# Collected material start

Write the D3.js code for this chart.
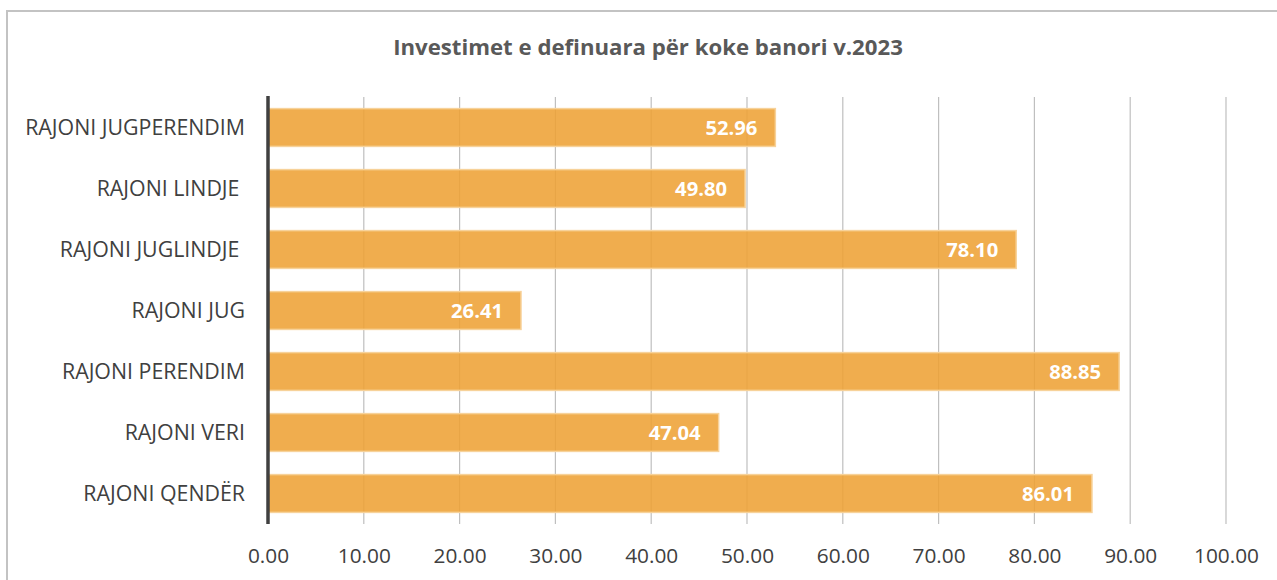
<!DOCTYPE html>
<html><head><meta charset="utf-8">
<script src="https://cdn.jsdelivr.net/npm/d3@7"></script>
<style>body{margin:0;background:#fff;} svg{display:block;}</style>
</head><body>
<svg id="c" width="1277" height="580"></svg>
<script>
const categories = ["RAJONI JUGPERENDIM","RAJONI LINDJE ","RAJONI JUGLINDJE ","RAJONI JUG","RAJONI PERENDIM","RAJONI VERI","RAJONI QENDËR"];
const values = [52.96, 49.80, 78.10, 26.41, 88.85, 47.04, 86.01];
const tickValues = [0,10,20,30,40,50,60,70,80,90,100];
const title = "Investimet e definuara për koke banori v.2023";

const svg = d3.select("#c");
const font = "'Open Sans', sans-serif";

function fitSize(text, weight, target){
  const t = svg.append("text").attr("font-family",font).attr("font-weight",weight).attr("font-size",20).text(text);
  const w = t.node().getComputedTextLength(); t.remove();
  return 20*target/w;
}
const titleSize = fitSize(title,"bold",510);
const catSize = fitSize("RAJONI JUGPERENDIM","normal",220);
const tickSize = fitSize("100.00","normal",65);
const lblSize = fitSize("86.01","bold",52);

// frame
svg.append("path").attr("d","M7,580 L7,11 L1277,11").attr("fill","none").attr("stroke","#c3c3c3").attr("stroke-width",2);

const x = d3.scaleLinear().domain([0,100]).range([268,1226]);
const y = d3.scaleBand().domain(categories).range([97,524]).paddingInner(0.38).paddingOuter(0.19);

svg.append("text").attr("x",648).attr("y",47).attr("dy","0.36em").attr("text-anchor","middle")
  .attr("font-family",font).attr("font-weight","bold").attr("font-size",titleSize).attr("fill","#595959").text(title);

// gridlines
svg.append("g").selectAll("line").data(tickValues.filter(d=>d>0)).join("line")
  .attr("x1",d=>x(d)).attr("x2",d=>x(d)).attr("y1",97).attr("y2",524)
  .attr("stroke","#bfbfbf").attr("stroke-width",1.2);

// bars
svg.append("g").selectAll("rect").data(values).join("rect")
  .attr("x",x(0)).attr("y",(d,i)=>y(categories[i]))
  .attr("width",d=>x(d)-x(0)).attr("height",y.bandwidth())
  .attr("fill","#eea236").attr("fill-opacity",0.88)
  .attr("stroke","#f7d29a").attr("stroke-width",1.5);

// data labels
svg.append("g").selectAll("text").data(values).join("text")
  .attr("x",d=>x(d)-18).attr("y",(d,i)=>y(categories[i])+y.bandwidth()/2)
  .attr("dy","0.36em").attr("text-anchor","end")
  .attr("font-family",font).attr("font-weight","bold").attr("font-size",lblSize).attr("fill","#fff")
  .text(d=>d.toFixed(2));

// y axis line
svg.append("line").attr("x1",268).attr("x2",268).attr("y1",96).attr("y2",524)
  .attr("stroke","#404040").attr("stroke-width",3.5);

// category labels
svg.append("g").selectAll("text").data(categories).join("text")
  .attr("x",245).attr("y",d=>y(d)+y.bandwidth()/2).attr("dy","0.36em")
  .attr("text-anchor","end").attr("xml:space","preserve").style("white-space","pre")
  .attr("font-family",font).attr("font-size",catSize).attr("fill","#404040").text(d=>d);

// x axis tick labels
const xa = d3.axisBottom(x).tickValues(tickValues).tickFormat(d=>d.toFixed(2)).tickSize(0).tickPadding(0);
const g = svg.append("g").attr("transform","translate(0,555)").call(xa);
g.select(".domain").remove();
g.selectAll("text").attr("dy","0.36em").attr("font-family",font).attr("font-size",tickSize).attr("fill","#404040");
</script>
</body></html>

# Collected material end

* [Task requirements] Every line from the start of the listing above through the line with "e definuara për" should be repeated exactly; skip the pictures and add nothing else.

* [The answer]
Write the D3.js code for this chart.
<!DOCTYPE html>
<html><head><meta charset="utf-8">
<script src="https://cdn.jsdelivr.net/npm/d3@7"></script>
<style>body{margin:0;background:#fff;} svg{display:block;}</style>
</head><body>
<svg id="c" width="1277" height="580"></svg>
<script>
const categories = ["RAJONI JUGPERENDIM","RAJONI LINDJE ","RAJONI JUGLINDJE ","RAJONI JUG","RAJONI PERENDIM","RAJONI VERI","RAJONI QENDËR"];
const values = [52.96, 49.80, 78.10, 26.41, 88.85, 47.04, 86.01];
const tickValues = [0,10,20,30,40,50,60,70,80,90,100];
const title = "Investimet e definuara për koke banori v.2023";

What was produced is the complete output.